After this, the title “Son of God” becomes the predominant appellation of the apostles for describing Jesus, appearing dozens of times in the Epistles that follow.
The life I now live in the body, I live by faith in the Son of God, who loved me and gave himself for me.
Galatians 2:20 (Paul)
Whoever has the Son has life; whoever does not have the Son of God does not have life. I write these things to you who believe in the name of the Son of God so that you may know that you have eternal life.
1 John 5:12-13
- We have consciously neglected to include the first two recorded instances of “Son of God” in John’s gospel.
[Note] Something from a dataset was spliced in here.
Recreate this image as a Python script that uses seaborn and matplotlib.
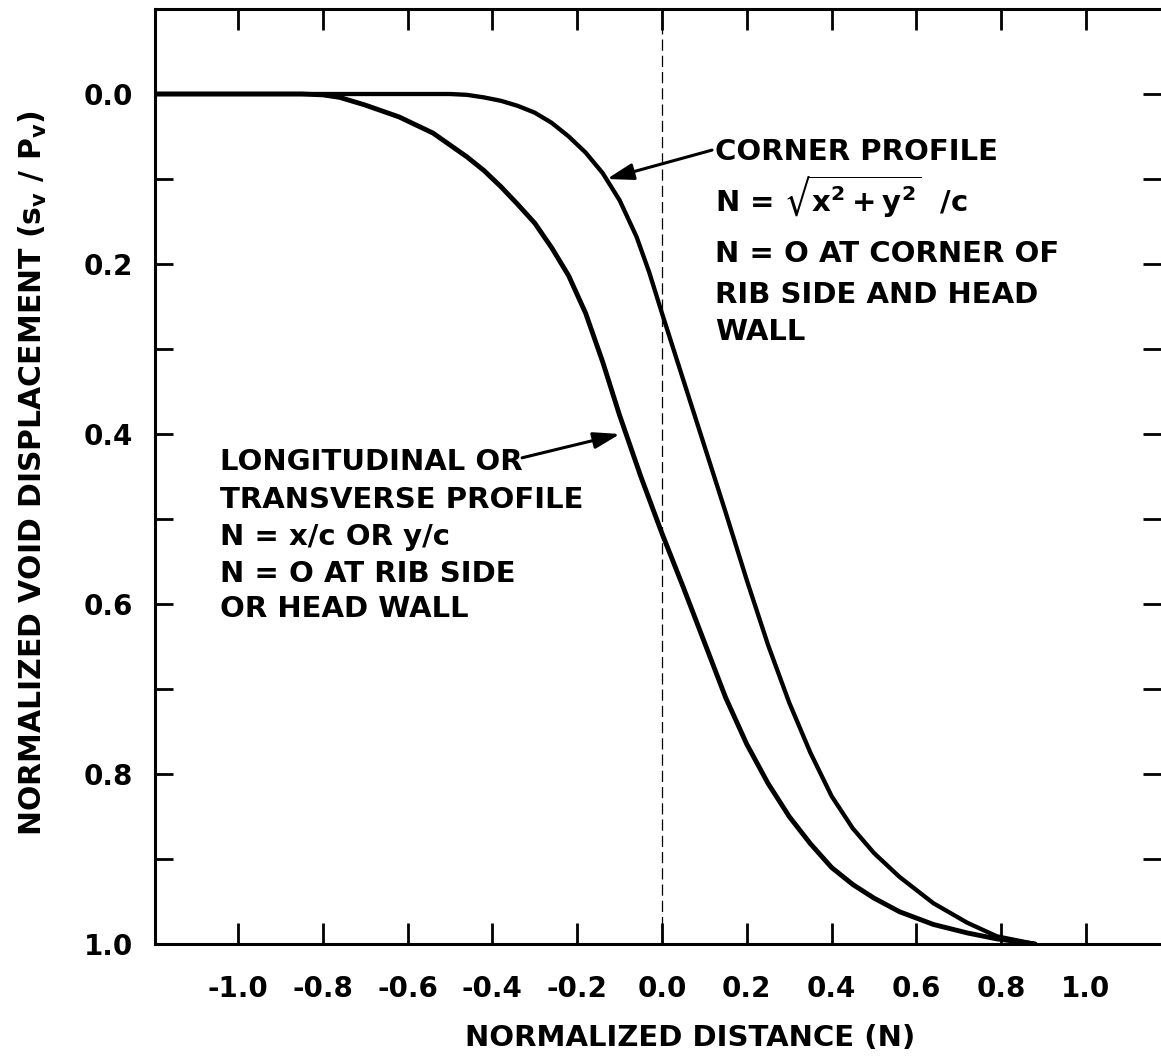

It might be argued that the somewhat formulaic-sounding utterances attributed to Nathanael (John 1:49) and to Martha (11:27) were put into their mouths by the author John, in keeping with his stated purpose of writing; i.e., to show that “Jesus is the Messiah, the Son of God.” One can, without denying or diminishing the inspiration and inerrancy of the text, acknowledge that John’s narrative style allows for statements of doctrine to be mingled with what appears to be dialogue. (See, for instance, John 3:10-21 – where exactly do Jesus’ words end and John’s words begin? Or does it matter?) Jesus also refers to himself as the “Son of God” in his prophecy about the resurrection of the dead (5:25).
- Psalm 2, acknowledged by all to be Messianic, does in fact encourage the nations of the world to “kiss the Son” (v.12) – but again, the phrase “Son of God” is not used explicitly.